*SHORT TASK*: Reproduce the data exactly and drop any pictures it holds.

[Start of DATASET RECORDS]

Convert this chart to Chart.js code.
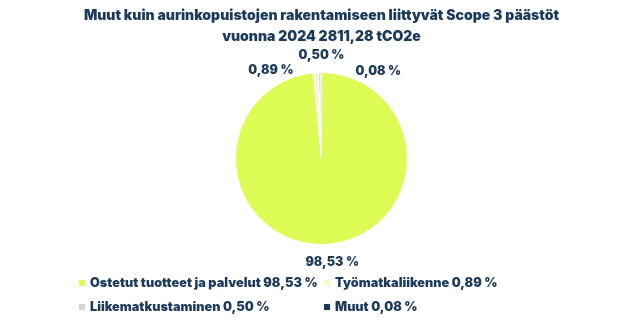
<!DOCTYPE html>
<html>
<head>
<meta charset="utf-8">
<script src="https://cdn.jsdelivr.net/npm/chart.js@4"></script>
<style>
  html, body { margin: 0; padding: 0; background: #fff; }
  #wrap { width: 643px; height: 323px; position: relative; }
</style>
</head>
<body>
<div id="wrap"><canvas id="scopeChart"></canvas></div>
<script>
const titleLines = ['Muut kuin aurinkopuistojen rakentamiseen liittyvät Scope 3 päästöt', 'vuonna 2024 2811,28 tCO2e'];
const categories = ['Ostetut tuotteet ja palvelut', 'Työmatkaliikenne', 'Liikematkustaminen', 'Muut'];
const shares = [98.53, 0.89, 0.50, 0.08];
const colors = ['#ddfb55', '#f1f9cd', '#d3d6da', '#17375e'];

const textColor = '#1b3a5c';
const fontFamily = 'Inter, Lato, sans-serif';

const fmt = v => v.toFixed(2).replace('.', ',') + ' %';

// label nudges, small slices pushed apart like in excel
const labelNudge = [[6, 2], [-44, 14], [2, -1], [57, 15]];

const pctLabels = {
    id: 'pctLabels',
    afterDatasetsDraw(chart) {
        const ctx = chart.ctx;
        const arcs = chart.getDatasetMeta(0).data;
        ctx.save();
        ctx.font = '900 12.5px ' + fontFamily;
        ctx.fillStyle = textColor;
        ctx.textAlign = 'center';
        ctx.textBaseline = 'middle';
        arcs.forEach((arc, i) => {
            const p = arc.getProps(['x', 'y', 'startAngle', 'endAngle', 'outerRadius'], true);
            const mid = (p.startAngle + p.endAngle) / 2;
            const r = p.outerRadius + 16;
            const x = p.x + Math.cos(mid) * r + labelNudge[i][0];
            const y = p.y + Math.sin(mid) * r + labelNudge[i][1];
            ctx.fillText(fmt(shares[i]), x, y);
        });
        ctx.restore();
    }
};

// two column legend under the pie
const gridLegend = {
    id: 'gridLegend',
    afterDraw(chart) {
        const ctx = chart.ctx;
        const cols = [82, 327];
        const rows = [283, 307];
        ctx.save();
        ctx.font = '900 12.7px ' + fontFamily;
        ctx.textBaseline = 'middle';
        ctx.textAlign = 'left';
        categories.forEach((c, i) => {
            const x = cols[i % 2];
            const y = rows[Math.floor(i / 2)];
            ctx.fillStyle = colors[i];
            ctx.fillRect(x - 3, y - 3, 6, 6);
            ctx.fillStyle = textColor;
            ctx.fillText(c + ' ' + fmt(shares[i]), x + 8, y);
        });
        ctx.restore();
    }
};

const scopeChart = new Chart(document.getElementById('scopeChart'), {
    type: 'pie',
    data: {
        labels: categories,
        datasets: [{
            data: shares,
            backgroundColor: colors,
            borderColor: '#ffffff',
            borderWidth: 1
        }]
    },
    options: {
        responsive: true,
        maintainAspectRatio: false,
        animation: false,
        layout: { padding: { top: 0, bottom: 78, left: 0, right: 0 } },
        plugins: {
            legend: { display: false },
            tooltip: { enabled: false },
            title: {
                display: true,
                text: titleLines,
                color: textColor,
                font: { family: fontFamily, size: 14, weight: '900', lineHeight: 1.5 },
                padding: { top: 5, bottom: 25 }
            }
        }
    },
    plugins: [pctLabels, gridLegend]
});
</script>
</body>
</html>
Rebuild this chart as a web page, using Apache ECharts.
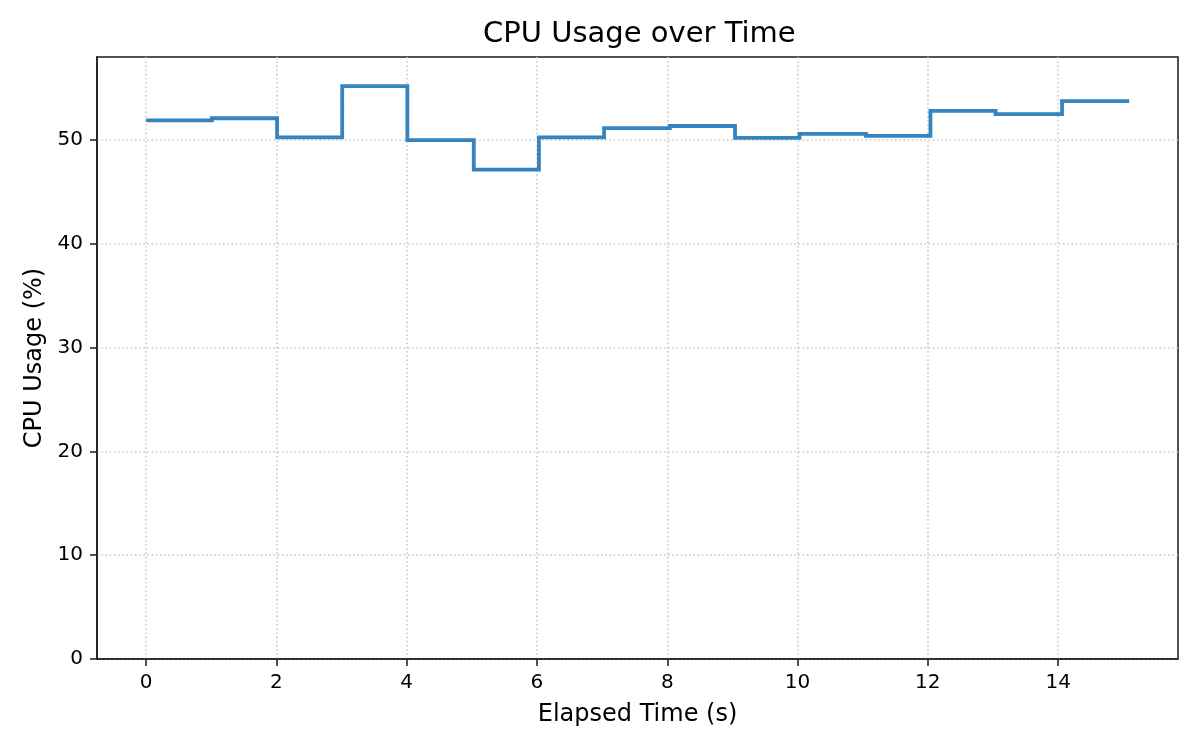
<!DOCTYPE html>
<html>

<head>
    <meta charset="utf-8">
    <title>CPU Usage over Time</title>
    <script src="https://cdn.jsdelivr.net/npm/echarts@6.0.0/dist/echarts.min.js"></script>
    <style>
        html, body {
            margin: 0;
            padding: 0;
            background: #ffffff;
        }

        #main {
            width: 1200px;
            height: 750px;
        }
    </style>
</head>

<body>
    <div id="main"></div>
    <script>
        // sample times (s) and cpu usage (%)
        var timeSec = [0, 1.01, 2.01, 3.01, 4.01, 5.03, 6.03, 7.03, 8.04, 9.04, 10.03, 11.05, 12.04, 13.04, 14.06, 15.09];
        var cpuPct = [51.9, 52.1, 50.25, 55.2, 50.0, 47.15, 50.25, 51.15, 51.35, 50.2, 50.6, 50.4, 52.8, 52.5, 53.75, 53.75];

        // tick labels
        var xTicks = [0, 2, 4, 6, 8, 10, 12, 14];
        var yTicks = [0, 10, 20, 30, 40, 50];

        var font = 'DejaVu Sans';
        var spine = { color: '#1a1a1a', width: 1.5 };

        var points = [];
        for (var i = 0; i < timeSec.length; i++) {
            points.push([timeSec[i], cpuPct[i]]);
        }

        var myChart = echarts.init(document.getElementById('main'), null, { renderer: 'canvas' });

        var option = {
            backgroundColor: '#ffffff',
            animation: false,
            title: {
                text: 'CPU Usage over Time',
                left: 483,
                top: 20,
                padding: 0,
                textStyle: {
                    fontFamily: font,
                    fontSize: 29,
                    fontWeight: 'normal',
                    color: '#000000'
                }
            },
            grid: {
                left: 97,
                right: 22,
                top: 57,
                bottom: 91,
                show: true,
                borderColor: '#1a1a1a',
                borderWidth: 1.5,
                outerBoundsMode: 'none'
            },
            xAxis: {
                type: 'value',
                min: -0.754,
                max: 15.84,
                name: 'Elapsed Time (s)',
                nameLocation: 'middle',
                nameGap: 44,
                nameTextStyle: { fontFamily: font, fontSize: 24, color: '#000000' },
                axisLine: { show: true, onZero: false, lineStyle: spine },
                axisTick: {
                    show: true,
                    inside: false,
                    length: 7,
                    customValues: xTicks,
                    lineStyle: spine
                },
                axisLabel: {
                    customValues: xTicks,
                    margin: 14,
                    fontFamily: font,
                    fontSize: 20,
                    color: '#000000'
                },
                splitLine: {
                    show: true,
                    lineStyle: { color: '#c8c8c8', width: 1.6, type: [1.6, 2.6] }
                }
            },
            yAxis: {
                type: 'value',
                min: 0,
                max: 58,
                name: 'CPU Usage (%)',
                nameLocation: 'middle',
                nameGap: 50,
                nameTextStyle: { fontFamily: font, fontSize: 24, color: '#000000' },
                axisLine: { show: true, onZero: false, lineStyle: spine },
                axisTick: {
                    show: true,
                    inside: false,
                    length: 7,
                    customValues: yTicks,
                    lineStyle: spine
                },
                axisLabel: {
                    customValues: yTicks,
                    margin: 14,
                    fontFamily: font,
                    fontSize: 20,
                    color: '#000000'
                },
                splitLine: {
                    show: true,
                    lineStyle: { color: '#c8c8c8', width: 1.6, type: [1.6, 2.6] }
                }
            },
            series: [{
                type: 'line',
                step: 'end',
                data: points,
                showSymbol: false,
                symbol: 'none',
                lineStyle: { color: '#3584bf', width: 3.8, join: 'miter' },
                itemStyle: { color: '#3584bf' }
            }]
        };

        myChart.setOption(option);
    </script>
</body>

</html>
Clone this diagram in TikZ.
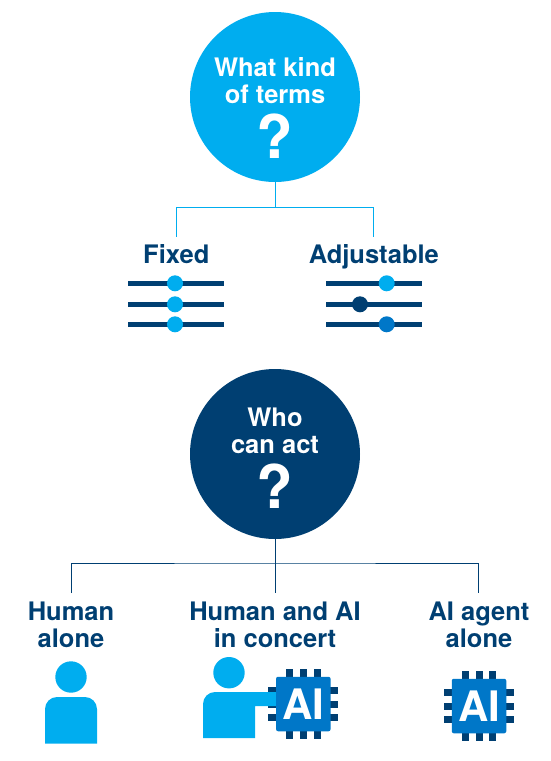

[End of DATASET RECORDS]

*ANSWER TO THIS EXERCISE*:
Convert this chart to Chart.js code.
<!DOCTYPE html>
<html>
<head>
<meta charset="utf-8">
<script src="https://cdn.jsdelivr.net/npm/chart.js@4"></script>
<style>
  html, body { margin: 0; padding: 0; background: #fff; }
  #wrap { width: 643px; height: 323px; position: relative; }
</style>
</head>
<body>
<div id="wrap"><canvas id="scopeChart"></canvas></div>
<script>
const titleLines = ['Muut kuin aurinkopuistojen rakentamiseen liittyvät Scope 3 päästöt', 'vuonna 2024 2811,28 tCO2e'];
const categories = ['Ostetut tuotteet ja palvelut', 'Työmatkaliikenne', 'Liikematkustaminen', 'Muut'];
const shares = [98.53, 0.89, 0.50, 0.08];
const colors = ['#ddfb55', '#f1f9cd', '#d3d6da', '#17375e'];

const textColor = '#1b3a5c';
const fontFamily = 'Inter, Lato, sans-serif';

const fmt = v => v.toFixed(2).replace('.', ',') + ' %';

// label nudges, small slices pushed apart like in excel
const labelNudge = [[6, 2], [-44, 14], [2, -1], [57, 15]];

const pctLabels = {
    id: 'pctLabels',
    afterDatasetsDraw(chart) {
        const ctx = chart.ctx;
        const arcs = chart.getDatasetMeta(0).data;
        ctx.save();
        ctx.font = '900 12.5px ' + fontFamily;
        ctx.fillStyle = textColor;
        ctx.textAlign = 'center';
        ctx.textBaseline = 'middle';
        arcs.forEach((arc, i) => {
            const p = arc.getProps(['x', 'y', 'startAngle', 'endAngle', 'outerRadius'], true);
            const mid = (p.startAngle + p.endAngle) / 2;
            const r = p.outerRadius + 16;
            const x = p.x + Math.cos(mid) * r + labelNudge[i][0];
            const y = p.y + Math.sin(mid) * r + labelNudge[i][1];
            ctx.fillText(fmt(shares[i]), x, y);
        });
        ctx.restore();
    }
};

// two column legend under the pie
const gridLegend = {
    id: 'gridLegend',
    afterDraw(chart) {
        const ctx = chart.ctx;
        const cols = [82, 327];
        const rows = [283, 307];
        ctx.save();
        ctx.font = '900 12.7px ' + fontFamily;
        ctx.textBaseline = 'middle';
        ctx.textAlign = 'left';
        categories.forEach((c, i) => {
            const x = cols[i % 2];
            const y = rows[Math.floor(i / 2)];
            ctx.fillStyle = colors[i];
            ctx.fillRect(x - 3, y - 3, 6, 6);
            ctx.fillStyle = textColor;
            ctx.fillText(c + ' ' + fmt(shares[i]), x + 8, y);
        });
        ctx.restore();
    }
};

const scopeChart = new Chart(document.getElementById('scopeChart'), {
    type: 'pie',
    data: {
        labels: categories,
        datasets: [{
            data: shares,
            backgroundColor: colors,
            borderColor: '#ffffff',
            borderWidth: 1
        }]
    },
    options: {
        responsive: true,
        maintainAspectRatio: false,
        animation: false,
        layout: { padding: { top: 0, bottom: 78, left: 0, right: 0 } },
        plugins: {
            legend: { display: false },
            tooltip: { enabled: false },
            title: {
                display: true,
                text: titleLines,
                color: textColor,
                font: { family: fontFamily, size: 14, weight: '900', lineHeight: 1.5 },
                padding: { top: 5, bottom: 25 }
            }
        }
    },
    plugins: [pctLabels, gridLegend]
});
</script>
</body>
</html>
Rebuild this chart as a web page, using Apache ECharts.
<!DOCTYPE html>
<html>

<head>
    <meta charset="utf-8">
    <title>CPU Usage over Time</title>
    <script src="https://cdn.jsdelivr.net/npm/echarts@6.0.0/dist/echarts.min.js"></script>
    <style>
        html, body {
            margin: 0;
            padding: 0;
            background: #ffffff;
        }

        #main {
            width: 1200px;
            height: 750px;
        }
    </style>
</head>

<body>
    <div id="main"></div>
    <script>
        // sample times (s) and cpu usage (%)
        var timeSec = [0, 1.01, 2.01, 3.01, 4.01, 5.03, 6.03, 7.03, 8.04, 9.04, 10.03, 11.05, 12.04, 13.04, 14.06, 15.09];
        var cpuPct = [51.9, 52.1, 50.25, 55.2, 50.0, 47.15, 50.25, 51.15, 51.35, 50.2, 50.6, 50.4, 52.8, 52.5, 53.75, 53.75];

        // tick labels
        var xTicks = [0, 2, 4, 6, 8, 10, 12, 14];
        var yTicks = [0, 10, 20, 30, 40, 50];

        var font = 'DejaVu Sans';
        var spine = { color: '#1a1a1a', width: 1.5 };

        var points = [];
        for (var i = 0; i < timeSec.length; i++) {
            points.push([timeSec[i], cpuPct[i]]);
        }

        var myChart = echarts.init(document.getElementById('main'), null, { renderer: 'canvas' });

        var option = {
            backgroundColor: '#ffffff',
            animation: false,
            title: {
                text: 'CPU Usage over Time',
                left: 483,
                top: 20,
                padding: 0,
                textStyle: {
                    fontFamily: font,
                    fontSize: 29,
                    fontWeight: 'normal',
                    color: '#000000'
                }
            },
            grid: {
                left: 97,
                right: 22,
                top: 57,
                bottom: 91,
                show: true,
                borderColor: '#1a1a1a',
                borderWidth: 1.5,
                outerBoundsMode: 'none'
            },
            xAxis: {
                type: 'value',
                min: -0.754,
                max: 15.84,
                name: 'Elapsed Time (s)',
                nameLocation: 'middle',
                nameGap: 44,
                nameTextStyle: { fontFamily: font, fontSize: 24, color: '#000000' },
                axisLine: { show: true, onZero: false, lineStyle: spine },
                axisTick: {
                    show: true,
                    inside: false,
                    length: 7,
                    customValues: xTicks,
                    lineStyle: spine
                },
                axisLabel: {
                    customValues: xTicks,
                    margin: 14,
                    fontFamily: font,
                    fontSize: 20,
                    color: '#000000'
                },
                splitLine: {
                    show: true,
                    lineStyle: { color: '#c8c8c8', width: 1.6, type: [1.6, 2.6] }
                }
            },
            yAxis: {
                type: 'value',
                min: 0,
                max: 58,
                name: 'CPU Usage (%)',
                nameLocation: 'middle',
                nameGap: 50,
                nameTextStyle: { fontFamily: font, fontSize: 24, color: '#000000' },
                axisLine: { show: true, onZero: false, lineStyle: spine },
                axisTick: {
                    show: true,
                    inside: false,
                    length: 7,
                    customValues: yTicks,
                    lineStyle: spine
                },
                axisLabel: {
                    customValues: yTicks,
                    margin: 14,
                    fontFamily: font,
                    fontSize: 20,
                    color: '#000000'
                },
                splitLine: {
                    show: true,
                    lineStyle: { color: '#c8c8c8', width: 1.6, type: [1.6, 2.6] }
                }
            },
            series: [{
                type: 'line',
                step: 'end',
                data: points,
                showSymbol: false,
                symbol: 'none',
                lineStyle: { color: '#3584bf', width: 3.8, join: 'miter' },
                itemStyle: { color: '#3584bf' }
            }]
        };

        myChart.setOption(option);
    </script>
</body>

</html>
Clone this diagram in TikZ.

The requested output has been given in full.